— begin DATASET EXCERPT —

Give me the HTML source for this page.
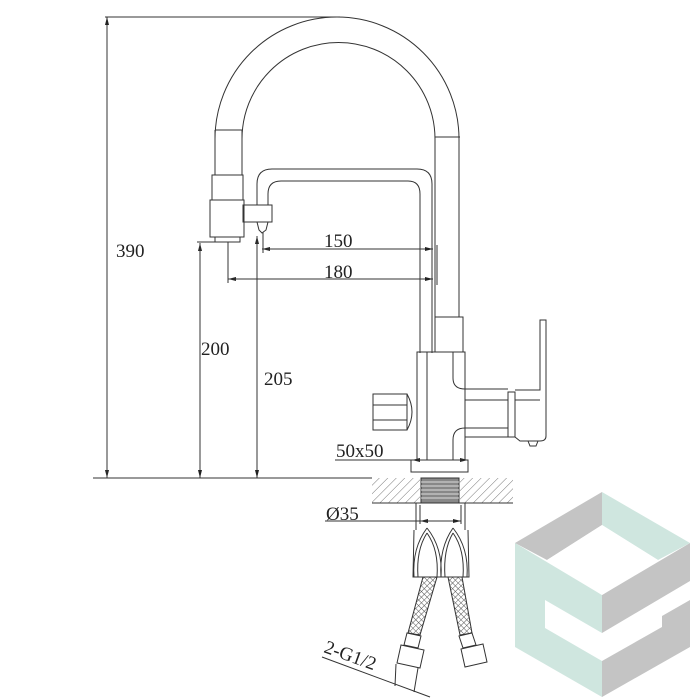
<!DOCTYPE html>
<html><head><meta charset="utf-8"><style>
html,body{margin:0;padding:0;background:#fff;width:700px;height:700px;overflow:hidden}
svg text{font-family:"Liberation Serif",serif;font-size:19px;fill:#222}
</style></head><body>
<svg width="700" height="700" viewBox="0 0 700 700" xmlns="http://www.w3.org/2000/svg">
<defs>
<pattern id="hatch" width="6" height="6" patternUnits="userSpaceOnUse" patternTransform="rotate(45)">
<line x1="0" y1="0" x2="0" y2="6" stroke="#555" stroke-width="0.8"/></pattern>
<pattern id="braid" width="4" height="4" patternUnits="userSpaceOnUse" patternTransform="rotate(45)">
<rect width="4" height="4" fill="#fff"/><line x1="0" y1="0" x2="0" y2="4" stroke="#555" stroke-width="1"/><line x1="0" y1="0" x2="4" y2="0" stroke="#555" stroke-width="1"/></pattern>
<marker id="ar" markerWidth="8" markerHeight="6" refX="8" refY="3" orient="auto"><path d="M0,1 L8,3 L0,5 z" fill="#222"/></marker>
</defs>
<!-- logo -->
<polygon points="515,543 602,595 602,697 515,647" fill="#cfe6df"/>
<polygon points="602,595 690,543 690,647 602,697" fill="#c4c4c4"/>
<polygon points="515,543 602,492 602,525 547,560" fill="#c4c4c4"/>
<polygon points="602,492 690,543 658,560 602,525" fill="#cfe6df"/>
<polygon points="602,525 658,560 602,595 547,560" fill="#fff"/>
<polygon points="545,600 602,633 602,661 545,628" fill="#fff"/>
<polygon points="602,633 690,581 690,600 662,616 662,627 602,661" fill="#fff"/>

<g fill="none" stroke="#333" stroke-width="1">
<line x1="105" y1="17" x2="340" y2="17"/>
<line x1="107" y1="17" x2="107" y2="478" marker-end="url(#ar)"/>
<line x1="107" y1="478" x2="107" y2="17" marker-end="url(#ar)"/>
<line x1="93" y1="478" x2="372" y2="478"/>
<path d="M215,130 L215,139 A122,122 0 0 1 459,139 L459,317"/>
<path d="M242,130 L242,139 A96,96 0 0 1 435,139 L435,317"/>
<line x1="215" y1="130" x2="242" y2="130"/>
<line x1="435" y1="137" x2="460" y2="137"/>
<path d="M215,130 L215,175 M242,130 L242,175"/>
<rect x="212" y="175" width="31" height="25"/>
<rect x="210" y="200" width="34" height="37"/>
<rect x="215" y="237" width="25" height="5"/>
<rect x="243" y="205" width="29" height="17"/>
<path d="M257,222 L268,222 L266,230 L262,233 L259,230 Z"/>
<path d="M257,205 L257,184 Q257,169 272,169 L417,169 Q432,169 432,184 L432,353"/>
<path d="M268,205 L268,194 Q268,181 281,181 L408,181 Q420,181 420,194 L420,353"/>
<rect x="435" y="317" width="28" height="35"/>
<line x1="433" y1="249" x2="262" y2="249" marker-end="url(#ar)"/>
<line x1="262" y1="249" x2="433" y2="249" marker-end="url(#ar)"/>
<line x1="433" y1="279" x2="228" y2="279" marker-end="url(#ar)"/>
<line x1="228" y1="279" x2="433" y2="279" marker-end="url(#ar)"/>
<line x1="437" y1="245" x2="437" y2="285"/>
<line x1="263" y1="232" x2="263" y2="253"/>
<line x1="228" y1="242" x2="228" y2="283"/>
<line x1="197" y1="242" x2="215" y2="242"/>
<line x1="200" y1="478" x2="200" y2="243" marker-end="url(#ar)"/>
<line x1="200" y1="243" x2="200" y2="478" marker-end="url(#ar)"/>
<line x1="257" y1="478" x2="257" y2="236" marker-end="url(#ar)"/>
<line x1="257" y1="236" x2="257" y2="478" marker-end="url(#ar)"/>
<rect x="417" y="352" width="48" height="108"/>
<line x1="427" y1="352" x2="427" y2="460"/>
<rect x="373" y="394" width="34" height="36"/>
<line x1="373" y1="405" x2="407" y2="405"/>
<line x1="373" y1="420" x2="407" y2="420"/>
<path d="M407,394 Q417,412 407,430"/>
<path d="M453,352 L453,378 Q453,389 465,389 L508,389"/>
<path d="M465,400 L508,400"/>
<path d="M453,460 L453,440 Q453,428 465,428 L508,428"/>
<path d="M465,437 L508,437"/>
<rect x="508" y="392" width="7" height="45"/>
<path d="M515,390 L540,390 L540,320 L546,320 L546,436 Q546,441 540,441 L520,441 L515,437"/>
<path d="M540,400 L515,400"/>
<path d="M528,441 L530,446 L536,446 L538,441"/>
<line x1="335" y1="460" x2="412" y2="460"/>
<line x1="468" y1="460" x2="412" y2="460" marker-end="url(#ar)"/>
<line x1="412" y1="460" x2="468" y2="460" marker-end="url(#ar)"/>
<rect x="411" y="460" width="57" height="12"/>
<rect x="372" y="478" width="48" height="25" fill="url(#hatch)" stroke="none"/>
<rect x="460" y="478" width="53" height="25" fill="url(#hatch)" stroke="none"/>
<line x1="372" y1="503" x2="513" y2="503"/>
<rect x="421" y="478" width="38" height="25" fill="#888" stroke="#333"/>
<path d="M421,482 H459 M421,486 H459 M421,490 H459 M421,494 H459 M421,498 H459" stroke="#ddd"/>
<line x1="416" y1="503" x2="416" y2="530"/>
<line x1="465" y1="503" x2="465" y2="530"/>
<line x1="325" y1="521" x2="420" y2="521"/>
<line x1="461" y1="521" x2="420" y2="521" marker-end="url(#ar)"/>
<line x1="420" y1="521" x2="461" y2="521" marker-end="url(#ar)"/>
<line x1="420" y1="505" x2="420" y2="524"/>
<line x1="461" y1="505" x2="461" y2="524"/>
<path d="M414,530 L413,577 L469,577 L468,530"/>
<path d="M427,528 Q412,548 414,577 M427,528 Q443,548 441,577"/>
<path d="M427,533 Q416,550 418,577 M427,533 Q439,550 437,577"/>
<path d="M453,528 Q439,548 441,577 M453,528 Q469,548 467,577"/>
<path d="M453,533 Q443,550 445,577 M453,533 Q465,550 463,577"/>
</g>
<g stroke="#333" stroke-width="1">
<polygon points="423,577 437,577 420,635 408,633" fill="url(#braid)"/>
<polygon points="448,577 462,577 472,633 460,635" fill="url(#braid)"/>
<polygon points="407,633 421,636 418,648 404,645" fill="#fff"/>
<polygon points="459,636 472,633 476,645 463,648" fill="#fff"/>
<polygon points="401,645 424,650 420,668 397,663" fill="#fff"/>
<polygon points="461,649 483,644 487,662 465,667" fill="#fff"/>
<line x1="396" y1="664" x2="395" y2="686" fill="none"/>
<line x1="418" y1="668" x2="414" y2="692" fill="none"/>
<line x1="322" y1="657" x2="430" y2="697"/>
</g>
<text x="116" y="257">390</text>
<text x="201" y="355">200</text>
<text x="264" y="385">205</text>
<text x="324" y="247">150</text>
<text x="324" y="278">180</text>
<text x="336" y="457">50x50</text>
<text x="326" y="520">Ø35</text>
<text x="0" y="0" transform="translate(323,652) rotate(20)">2-G1/2</text>
</svg>
</body></html>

— end DATASET EXCERPT —

REQUIREMENTS
Quote the full listing above word for word; exclude every picture from the copy.

SOLVED EXERCISE
Give me the HTML source for this page.
<!DOCTYPE html>
<html><head><meta charset="utf-8"><style>
html,body{margin:0;padding:0;background:#fff;width:700px;height:700px;overflow:hidden}
svg text{font-family:"Liberation Serif",serif;font-size:19px;fill:#222}
</style></head><body>
<svg width="700" height="700" viewBox="0 0 700 700" xmlns="http://www.w3.org/2000/svg">
<defs>
<pattern id="hatch" width="6" height="6" patternUnits="userSpaceOnUse" patternTransform="rotate(45)">
<line x1="0" y1="0" x2="0" y2="6" stroke="#555" stroke-width="0.8"/></pattern>
<pattern id="braid" width="4" height="4" patternUnits="userSpaceOnUse" patternTransform="rotate(45)">
<rect width="4" height="4" fill="#fff"/><line x1="0" y1="0" x2="0" y2="4" stroke="#555" stroke-width="1"/><line x1="0" y1="0" x2="4" y2="0" stroke="#555" stroke-width="1"/></pattern>
<marker id="ar" markerWidth="8" markerHeight="6" refX="8" refY="3" orient="auto"><path d="M0,1 L8,3 L0,5 z" fill="#222"/></marker>
</defs>
<!-- logo -->
<polygon points="515,543 602,595 602,697 515,647" fill="#cfe6df"/>
<polygon points="602,595 690,543 690,647 602,697" fill="#c4c4c4"/>
<polygon points="515,543 602,492 602,525 547,560" fill="#c4c4c4"/>
<polygon points="602,492 690,543 658,560 602,525" fill="#cfe6df"/>
<polygon points="602,525 658,560 602,595 547,560" fill="#fff"/>
<polygon points="545,600 602,633 602,661 545,628" fill="#fff"/>
<polygon points="602,633 690,581 690,600 662,616 662,627 602,661" fill="#fff"/>

<g fill="none" stroke="#333" stroke-width="1">
<line x1="105" y1="17" x2="340" y2="17"/>
<line x1="107" y1="17" x2="107" y2="478" marker-end="url(#ar)"/>
<line x1="107" y1="478" x2="107" y2="17" marker-end="url(#ar)"/>
<line x1="93" y1="478" x2="372" y2="478"/>
<path d="M215,130 L215,139 A122,122 0 0 1 459,139 L459,317"/>
<path d="M242,130 L242,139 A96,96 0 0 1 435,139 L435,317"/>
<line x1="215" y1="130" x2="242" y2="130"/>
<line x1="435" y1="137" x2="460" y2="137"/>
<path d="M215,130 L215,175 M242,130 L242,175"/>
<rect x="212" y="175" width="31" height="25"/>
<rect x="210" y="200" width="34" height="37"/>
<rect x="215" y="237" width="25" height="5"/>
<rect x="243" y="205" width="29" height="17"/>
<path d="M257,222 L268,222 L266,230 L262,233 L259,230 Z"/>
<path d="M257,205 L257,184 Q257,169 272,169 L417,169 Q432,169 432,184 L432,353"/>
<path d="M268,205 L268,194 Q268,181 281,181 L408,181 Q420,181 420,194 L420,353"/>
<rect x="435" y="317" width="28" height="35"/>
<line x1="433" y1="249" x2="262" y2="249" marker-end="url(#ar)"/>
<line x1="262" y1="249" x2="433" y2="249" marker-end="url(#ar)"/>
<line x1="433" y1="279" x2="228" y2="279" marker-end="url(#ar)"/>
<line x1="228" y1="279" x2="433" y2="279" marker-end="url(#ar)"/>
<line x1="437" y1="245" x2="437" y2="285"/>
<line x1="263" y1="232" x2="263" y2="253"/>
<line x1="228" y1="242" x2="228" y2="283"/>
<line x1="197" y1="242" x2="215" y2="242"/>
<line x1="200" y1="478" x2="200" y2="243" marker-end="url(#ar)"/>
<line x1="200" y1="243" x2="200" y2="478" marker-end="url(#ar)"/>
<line x1="257" y1="478" x2="257" y2="236" marker-end="url(#ar)"/>
<line x1="257" y1="236" x2="257" y2="478" marker-end="url(#ar)"/>
<rect x="417" y="352" width="48" height="108"/>
<line x1="427" y1="352" x2="427" y2="460"/>
<rect x="373" y="394" width="34" height="36"/>
<line x1="373" y1="405" x2="407" y2="405"/>
<line x1="373" y1="420" x2="407" y2="420"/>
<path d="M407,394 Q417,412 407,430"/>
<path d="M453,352 L453,378 Q453,389 465,389 L508,389"/>
<path d="M465,400 L508,400"/>
<path d="M453,460 L453,440 Q453,428 465,428 L508,428"/>
<path d="M465,437 L508,437"/>
<rect x="508" y="392" width="7" height="45"/>
<path d="M515,390 L540,390 L540,320 L546,320 L546,436 Q546,441 540,441 L520,441 L515,437"/>
<path d="M540,400 L515,400"/>
<path d="M528,441 L530,446 L536,446 L538,441"/>
<line x1="335" y1="460" x2="412" y2="460"/>
<line x1="468" y1="460" x2="412" y2="460" marker-end="url(#ar)"/>
<line x1="412" y1="460" x2="468" y2="460" marker-end="url(#ar)"/>
<rect x="411" y="460" width="57" height="12"/>
<rect x="372" y="478" width="48" height="25" fill="url(#hatch)" stroke="none"/>
<rect x="460" y="478" width="53" height="25" fill="url(#hatch)" stroke="none"/>
<line x1="372" y1="503" x2="513" y2="503"/>
<rect x="421" y="478" width="38" height="25" fill="#888" stroke="#333"/>
<path d="M421,482 H459 M421,486 H459 M421,490 H459 M421,494 H459 M421,498 H459" stroke="#ddd"/>
<line x1="416" y1="503" x2="416" y2="530"/>
<line x1="465" y1="503" x2="465" y2="530"/>
<line x1="325" y1="521" x2="420" y2="521"/>
<line x1="461" y1="521" x2="420" y2="521" marker-end="url(#ar)"/>
<line x1="420" y1="521" x2="461" y2="521" marker-end="url(#ar)"/>
<line x1="420" y1="505" x2="420" y2="524"/>
<line x1="461" y1="505" x2="461" y2="524"/>
<path d="M414,530 L413,577 L469,577 L468,530"/>
<path d="M427,528 Q412,548 414,577 M427,528 Q443,548 441,577"/>
<path d="M427,533 Q416,550 418,577 M427,533 Q439,550 437,577"/>
<path d="M453,528 Q439,548 441,577 M453,528 Q469,548 467,577"/>
<path d="M453,533 Q443,550 445,577 M453,533 Q465,550 463,577"/>
</g>
<g stroke="#333" stroke-width="1">
<polygon points="423,577 437,577 420,635 408,633" fill="url(#braid)"/>
<polygon points="448,577 462,577 472,633 460,635" fill="url(#braid)"/>
<polygon points="407,633 421,636 418,648 404,645" fill="#fff"/>
<polygon points="459,636 472,633 476,645 463,648" fill="#fff"/>
<polygon points="401,645 424,650 420,668 397,663" fill="#fff"/>
<polygon points="461,649 483,644 487,662 465,667" fill="#fff"/>
<line x1="396" y1="664" x2="395" y2="686" fill="none"/>
<line x1="418" y1="668" x2="414" y2="692" fill="none"/>
<line x1="322" y1="657" x2="430" y2="697"/>
</g>
<text x="116" y="257">390</text>
<text x="201" y="355">200</text>
<text x="264" y="385">205</text>
<text x="324" y="247">150</text>
<text x="324" y="278">180</text>
<text x="336" y="457">50x50</text>
<text x="326" y="520">Ø35</text>
<text x="0" y="0" transform="translate(323,652) rotate(20)">2-G1/2</text>
</svg>
</body></html>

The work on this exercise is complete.